» Short exercise
Return the listing below exactly, with the pictures dropped.

-- -- --

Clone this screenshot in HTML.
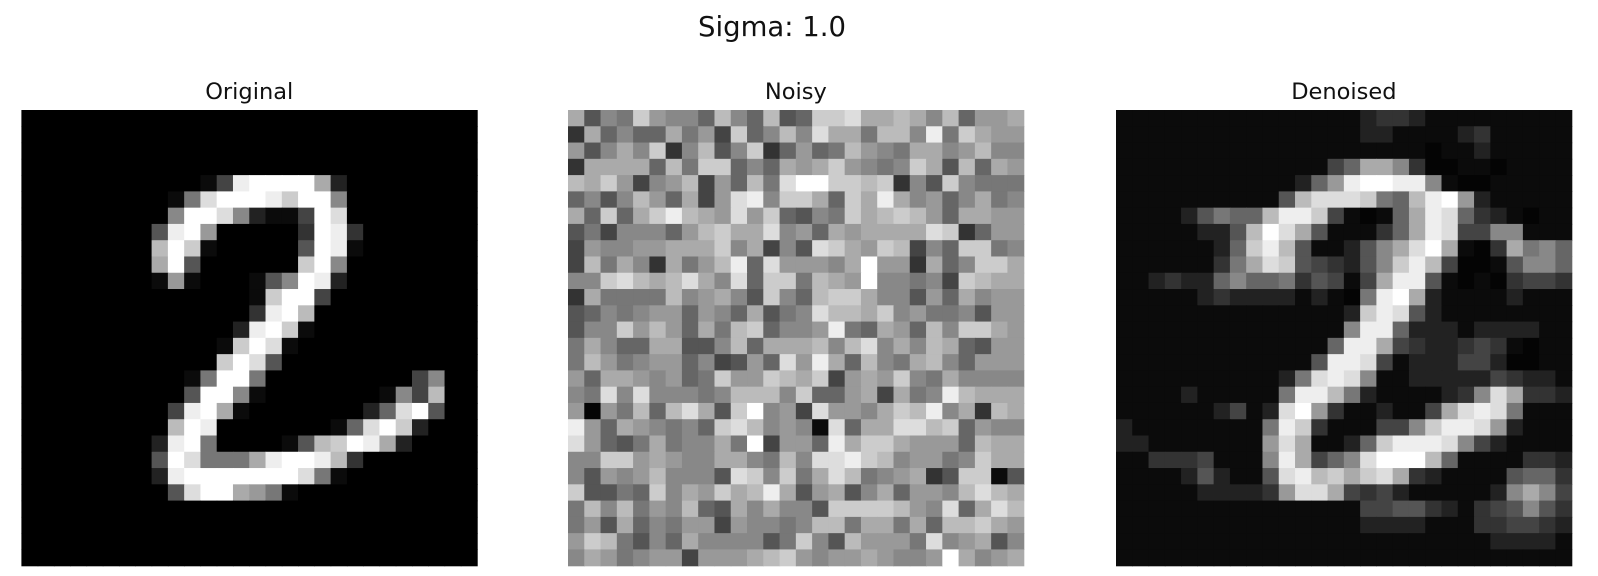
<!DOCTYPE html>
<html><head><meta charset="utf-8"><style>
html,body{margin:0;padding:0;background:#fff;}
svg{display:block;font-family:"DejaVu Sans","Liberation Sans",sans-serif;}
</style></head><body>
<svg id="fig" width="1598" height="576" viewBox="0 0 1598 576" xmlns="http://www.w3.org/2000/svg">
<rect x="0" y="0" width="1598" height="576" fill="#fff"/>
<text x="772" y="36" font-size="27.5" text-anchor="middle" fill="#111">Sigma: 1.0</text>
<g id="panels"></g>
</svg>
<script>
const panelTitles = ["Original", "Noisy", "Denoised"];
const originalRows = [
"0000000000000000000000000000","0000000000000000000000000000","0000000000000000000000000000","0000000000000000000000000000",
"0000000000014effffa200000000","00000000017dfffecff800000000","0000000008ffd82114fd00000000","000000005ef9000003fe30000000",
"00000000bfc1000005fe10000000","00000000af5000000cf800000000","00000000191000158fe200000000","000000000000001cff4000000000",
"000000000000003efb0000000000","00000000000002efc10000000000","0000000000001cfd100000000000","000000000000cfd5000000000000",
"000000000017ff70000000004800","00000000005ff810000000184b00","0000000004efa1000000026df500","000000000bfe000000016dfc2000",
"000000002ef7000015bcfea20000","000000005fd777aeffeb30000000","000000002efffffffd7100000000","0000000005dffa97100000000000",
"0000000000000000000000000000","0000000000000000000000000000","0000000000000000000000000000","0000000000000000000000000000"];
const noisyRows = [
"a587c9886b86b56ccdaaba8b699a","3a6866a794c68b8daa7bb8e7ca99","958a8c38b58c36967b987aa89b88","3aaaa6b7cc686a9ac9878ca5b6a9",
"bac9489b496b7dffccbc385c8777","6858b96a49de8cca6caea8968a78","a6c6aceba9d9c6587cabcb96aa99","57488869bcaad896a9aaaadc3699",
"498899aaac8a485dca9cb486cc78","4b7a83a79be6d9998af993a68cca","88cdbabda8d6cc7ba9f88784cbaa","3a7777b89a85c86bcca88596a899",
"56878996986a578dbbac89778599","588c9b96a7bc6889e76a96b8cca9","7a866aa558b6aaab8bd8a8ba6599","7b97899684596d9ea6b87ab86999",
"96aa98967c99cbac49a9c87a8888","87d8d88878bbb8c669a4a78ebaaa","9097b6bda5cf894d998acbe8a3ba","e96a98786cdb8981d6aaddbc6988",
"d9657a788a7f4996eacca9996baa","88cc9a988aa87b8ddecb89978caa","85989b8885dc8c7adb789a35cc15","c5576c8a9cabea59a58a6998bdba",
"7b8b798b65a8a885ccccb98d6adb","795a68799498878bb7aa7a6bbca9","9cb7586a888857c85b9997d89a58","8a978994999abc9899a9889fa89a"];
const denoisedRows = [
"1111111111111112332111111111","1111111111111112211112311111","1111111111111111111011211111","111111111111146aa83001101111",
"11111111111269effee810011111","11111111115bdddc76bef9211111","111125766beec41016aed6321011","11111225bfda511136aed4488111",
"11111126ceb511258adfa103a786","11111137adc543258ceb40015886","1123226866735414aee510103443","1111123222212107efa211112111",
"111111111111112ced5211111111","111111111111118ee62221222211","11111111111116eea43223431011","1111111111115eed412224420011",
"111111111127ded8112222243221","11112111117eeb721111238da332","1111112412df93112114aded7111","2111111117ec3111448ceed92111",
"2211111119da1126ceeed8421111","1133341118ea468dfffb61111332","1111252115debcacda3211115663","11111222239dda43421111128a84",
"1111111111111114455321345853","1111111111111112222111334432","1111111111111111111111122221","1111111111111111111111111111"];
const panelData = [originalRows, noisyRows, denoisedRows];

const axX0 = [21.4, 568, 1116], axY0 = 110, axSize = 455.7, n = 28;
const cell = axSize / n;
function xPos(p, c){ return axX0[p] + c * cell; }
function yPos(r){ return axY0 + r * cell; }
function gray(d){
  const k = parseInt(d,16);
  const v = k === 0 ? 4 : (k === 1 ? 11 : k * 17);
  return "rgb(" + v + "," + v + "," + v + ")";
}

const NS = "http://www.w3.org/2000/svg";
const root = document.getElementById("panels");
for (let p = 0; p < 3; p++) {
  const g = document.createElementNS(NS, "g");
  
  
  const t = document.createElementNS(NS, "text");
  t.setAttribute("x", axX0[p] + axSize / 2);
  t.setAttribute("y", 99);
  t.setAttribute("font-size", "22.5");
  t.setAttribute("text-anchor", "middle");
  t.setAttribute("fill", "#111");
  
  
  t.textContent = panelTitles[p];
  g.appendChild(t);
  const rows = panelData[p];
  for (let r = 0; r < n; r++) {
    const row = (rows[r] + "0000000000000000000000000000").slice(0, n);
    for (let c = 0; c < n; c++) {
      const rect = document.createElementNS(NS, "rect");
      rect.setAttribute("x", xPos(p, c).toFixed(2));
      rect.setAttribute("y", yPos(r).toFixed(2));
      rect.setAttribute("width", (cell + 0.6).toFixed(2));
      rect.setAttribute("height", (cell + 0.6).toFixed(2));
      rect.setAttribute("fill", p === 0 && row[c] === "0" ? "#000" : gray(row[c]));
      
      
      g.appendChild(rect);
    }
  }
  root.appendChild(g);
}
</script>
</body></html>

-- -- --

» Response to this task
Clone this screenshot in HTML.
<!DOCTYPE html>
<html><head><meta charset="utf-8"><style>
html,body{margin:0;padding:0;background:#fff;}
svg{display:block;font-family:"DejaVu Sans","Liberation Sans",sans-serif;}
</style></head><body>
<svg id="fig" width="1598" height="576" viewBox="0 0 1598 576" xmlns="http://www.w3.org/2000/svg">
<rect x="0" y="0" width="1598" height="576" fill="#fff"/>
<text x="772" y="36" font-size="27.5" text-anchor="middle" fill="#111">Sigma: 1.0</text>
<g id="panels"></g>
</svg>
<script>
const panelTitles = ["Original", "Noisy", "Denoised"];
const originalRows = [
"0000000000000000000000000000","0000000000000000000000000000","0000000000000000000000000000","0000000000000000000000000000",
"0000000000014effffa200000000","00000000017dfffecff800000000","0000000008ffd82114fd00000000","000000005ef9000003fe30000000",
"00000000bfc1000005fe10000000","00000000af5000000cf800000000","00000000191000158fe200000000","000000000000001cff4000000000",
"000000000000003efb0000000000","00000000000002efc10000000000","0000000000001cfd100000000000","000000000000cfd5000000000000",
"000000000017ff70000000004800","00000000005ff810000000184b00","0000000004efa1000000026df500","000000000bfe000000016dfc2000",
"000000002ef7000015bcfea20000","000000005fd777aeffeb30000000","000000002efffffffd7100000000","0000000005dffa97100000000000",
"0000000000000000000000000000","0000000000000000000000000000","0000000000000000000000000000","0000000000000000000000000000"];
const noisyRows = [
"a587c9886b86b56ccdaaba8b699a","3a6866a794c68b8daa7bb8e7ca99","958a8c38b58c36967b987aa89b88","3aaaa6b7cc686a9ac9878ca5b6a9",
"bac9489b496b7dffccbc385c8777","6858b96a49de8cca6caea8968a78","a6c6aceba9d9c6587cabcb96aa99","57488869bcaad896a9aaaadc3699",
"498899aaac8a485dca9cb486cc78","4b7a83a79be6d9998af993a68cca","88cdbabda8d6cc7ba9f88784cbaa","3a7777b89a85c86bcca88596a899",
"56878996986a578dbbac89778599","588c9b96a7bc6889e76a96b8cca9","7a866aa558b6aaab8bd8a8ba6599","7b97899684596d9ea6b87ab86999",
"96aa98967c99cbac49a9c87a8888","87d8d88878bbb8c669a4a78ebaaa","9097b6bda5cf894d998acbe8a3ba","e96a98786cdb8981d6aaddbc6988",
"d9657a788a7f4996eacca9996baa","88cc9a988aa87b8ddecb89978caa","85989b8885dc8c7adb789a35cc15","c5576c8a9cabea59a58a6998bdba",
"7b8b798b65a8a885ccccb98d6adb","795a68799498878bb7aa7a6bbca9","9cb7586a888857c85b9997d89a58","8a978994999abc9899a9889fa89a"];
const denoisedRows = [
"1111111111111112332111111111","1111111111111112211112311111","1111111111111111111011211111","111111111111146aa83001101111",
"11111111111269effee810011111","11111111115bdddc76bef9211111","111125766beec41016aed6321011","11111225bfda511136aed4488111",
"11111126ceb511258adfa103a786","11111137adc543258ceb40015886","1123226866735414aee510103443","1111123222212107efa211112111",
"111111111111112ced5211111111","111111111111118ee62221222211","11111111111116eea43223431011","1111111111115eed412224420011",
"111111111127ded8112222243221","11112111117eeb721111238da332","1111112412df93112114aded7111","2111111117ec3111448ceed92111",
"2211111119da1126ceeed8421111","1133341118ea468dfffb61111332","1111252115debcacda3211115663","11111222239dda43421111128a84",
"1111111111111114455321345853","1111111111111112222111334432","1111111111111111111111122221","1111111111111111111111111111"];
const panelData = [originalRows, noisyRows, denoisedRows];

const axX0 = [21.4, 568, 1116], axY0 = 110, axSize = 455.7, n = 28;
const cell = axSize / n;
function xPos(p, c){ return axX0[p] + c * cell; }
function yPos(r){ return axY0 + r * cell; }
function gray(d){
  const k = parseInt(d,16);
  const v = k === 0 ? 4 : (k === 1 ? 11 : k * 17);
  return "rgb(" + v + "," + v + "," + v + ")";
}

const NS = "http://www.w3.org/2000/svg";
const root = document.getElementById("panels");
for (let p = 0; p < 3; p++) {
  const g = document.createElementNS(NS, "g");
  
  
  const t = document.createElementNS(NS, "text");
  t.setAttribute("x", axX0[p] + axSize / 2);
  t.setAttribute("y", 99);
  t.setAttribute("font-size", "22.5");
  t.setAttribute("text-anchor", "middle");
  t.setAttribute("fill", "#111");
  
  
  t.textContent = panelTitles[p];
  g.appendChild(t);
  const rows = panelData[p];
  for (let r = 0; r < n; r++) {
    const row = (rows[r] + "0000000000000000000000000000").slice(0, n);
    for (let c = 0; c < n; c++) {
      const rect = document.createElementNS(NS, "rect");
      rect.setAttribute("x", xPos(p, c).toFixed(2));
      rect.setAttribute("y", yPos(r).toFixed(2));
      rect.setAttribute("width", (cell + 0.6).toFixed(2));
      rect.setAttribute("height", (cell + 0.6).toFixed(2));
      rect.setAttribute("fill", p === 0 && row[c] === "0" ? "#000" : gray(row[c]));
      
      
      g.appendChild(rect);
    }
  }
  root.appendChild(g);
}
</script>
</body></html>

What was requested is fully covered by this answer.